At such a low power, durability is probably more of a concern than anything else. A few simplifying assumptions and quick calculations will demonstrate this.
The impedance of a quarter-wave whip is highest at the tip and lowest at the base. That is to say, the current is lowest at the tip, and highest at the base. So if we can demonstrate that the wire gauge is sufficient at the base, where current is highest, then it should be sufficient for the rest of the antenna, also.

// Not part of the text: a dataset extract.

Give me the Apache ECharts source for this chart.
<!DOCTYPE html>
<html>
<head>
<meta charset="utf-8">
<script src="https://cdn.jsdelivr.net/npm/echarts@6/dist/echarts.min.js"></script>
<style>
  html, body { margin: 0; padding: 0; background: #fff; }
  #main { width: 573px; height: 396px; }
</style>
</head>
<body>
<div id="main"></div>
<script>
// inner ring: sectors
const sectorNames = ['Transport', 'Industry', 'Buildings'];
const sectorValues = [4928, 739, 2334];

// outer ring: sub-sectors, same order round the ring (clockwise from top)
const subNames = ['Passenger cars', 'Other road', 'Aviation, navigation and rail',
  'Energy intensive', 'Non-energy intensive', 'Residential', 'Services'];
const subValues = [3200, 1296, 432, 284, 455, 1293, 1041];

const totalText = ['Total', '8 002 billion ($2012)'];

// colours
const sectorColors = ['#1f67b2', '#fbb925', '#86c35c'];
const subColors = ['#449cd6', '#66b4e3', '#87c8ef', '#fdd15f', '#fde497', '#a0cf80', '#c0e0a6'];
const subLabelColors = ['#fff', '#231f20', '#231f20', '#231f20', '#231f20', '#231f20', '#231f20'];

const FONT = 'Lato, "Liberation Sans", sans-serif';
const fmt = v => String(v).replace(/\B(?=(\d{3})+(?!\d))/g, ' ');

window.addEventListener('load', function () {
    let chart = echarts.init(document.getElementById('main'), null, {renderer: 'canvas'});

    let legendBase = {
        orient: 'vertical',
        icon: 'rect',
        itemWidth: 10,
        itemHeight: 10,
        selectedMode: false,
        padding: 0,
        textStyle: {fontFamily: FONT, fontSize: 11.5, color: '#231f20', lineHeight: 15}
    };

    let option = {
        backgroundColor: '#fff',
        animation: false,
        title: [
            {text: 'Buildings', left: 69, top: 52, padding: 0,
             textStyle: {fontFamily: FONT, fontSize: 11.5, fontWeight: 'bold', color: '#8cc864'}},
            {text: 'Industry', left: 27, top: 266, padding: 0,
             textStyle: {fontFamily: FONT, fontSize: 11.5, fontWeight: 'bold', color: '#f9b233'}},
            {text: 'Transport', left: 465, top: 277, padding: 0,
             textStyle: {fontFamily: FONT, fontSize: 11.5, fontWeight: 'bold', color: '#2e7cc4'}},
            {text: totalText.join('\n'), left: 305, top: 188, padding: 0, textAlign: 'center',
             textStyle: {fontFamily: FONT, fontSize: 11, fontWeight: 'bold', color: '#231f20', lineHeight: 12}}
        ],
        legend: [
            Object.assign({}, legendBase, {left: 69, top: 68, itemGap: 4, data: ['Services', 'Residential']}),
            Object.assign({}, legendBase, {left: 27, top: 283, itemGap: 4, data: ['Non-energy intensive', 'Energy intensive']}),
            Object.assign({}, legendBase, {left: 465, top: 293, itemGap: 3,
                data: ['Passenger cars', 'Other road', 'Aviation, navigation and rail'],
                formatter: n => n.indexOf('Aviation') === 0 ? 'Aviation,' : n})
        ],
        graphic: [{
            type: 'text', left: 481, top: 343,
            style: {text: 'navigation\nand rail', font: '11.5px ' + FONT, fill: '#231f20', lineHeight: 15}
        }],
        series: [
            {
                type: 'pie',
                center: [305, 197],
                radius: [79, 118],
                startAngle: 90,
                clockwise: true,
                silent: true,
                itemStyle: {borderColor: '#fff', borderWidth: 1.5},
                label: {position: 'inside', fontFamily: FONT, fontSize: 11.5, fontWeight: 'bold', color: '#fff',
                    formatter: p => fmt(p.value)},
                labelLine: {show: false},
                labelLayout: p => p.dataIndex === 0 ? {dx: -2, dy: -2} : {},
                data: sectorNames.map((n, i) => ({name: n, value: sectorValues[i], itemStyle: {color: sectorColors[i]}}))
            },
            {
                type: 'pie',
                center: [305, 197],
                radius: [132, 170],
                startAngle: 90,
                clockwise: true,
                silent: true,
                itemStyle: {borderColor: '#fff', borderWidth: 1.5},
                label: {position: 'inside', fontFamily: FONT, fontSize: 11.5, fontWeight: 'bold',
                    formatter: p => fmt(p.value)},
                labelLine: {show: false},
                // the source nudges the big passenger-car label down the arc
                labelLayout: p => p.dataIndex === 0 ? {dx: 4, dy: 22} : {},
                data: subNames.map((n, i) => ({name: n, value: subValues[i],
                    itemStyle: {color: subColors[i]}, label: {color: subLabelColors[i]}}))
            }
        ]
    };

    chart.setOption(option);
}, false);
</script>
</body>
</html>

Given your transmit power:
$$ P = 0.1\:\mathrm W $$
And the impedance of a quarter-wave vertical at its base:
$$ R = 36\:\Omega $$
And Joule's first law:
$$ P = I^2 R $$
We can solve this system of equations for $I$ and figure out what the current at the antenna base must be:
$$ 0.1\:\mathrm W = I^2 \cdot 36\:\Omega $$
$$ \frac{0.1\:\mathrm W}{36\:\Omega} = I^2 $$
$$ \sqrt{\frac{0.1\:\mathrm W}{36\:\Omega}} = I $$
$$ 0.053\:\mathrm A = I $$
So the question is now how small a wire can you use to carry (at maximum) 53 mA. You can look at a wire gauge chart and see the answer is "pretty damn small", especially considering we calculated the current at the maximum and it is less everywhere else in the wire.
There's another way you might approach the problem: you can calculate (again referencing a wire gauge chart) the resistance of some proposed wire. Then compare that resistance to the $36\:\Omega$ radiation resistance of a whip to get an estimation antenna efficiency:
$$ \text{antenna efficiency} = \frac{36\:\Omega}{36\:\Omega + \text{resistance of wire}} $$
I say estimation, because to properly apply this formula you must transform all the impedances to the impedance they would have at the feedpoint, but remember since the impedance is at a minimum at the feedpoint, were you to go through the trouble of doing that you would end up with a smaller resistance and a higher efficiency.
And so you can look at this and see that even if your wire has a $1\:\Omega$ resistance, you still have at least a 97% efficient antenna. And a wire that's a quarter-wave long at 440 MHz and has a resistance of 1 ohm is a really thin wire.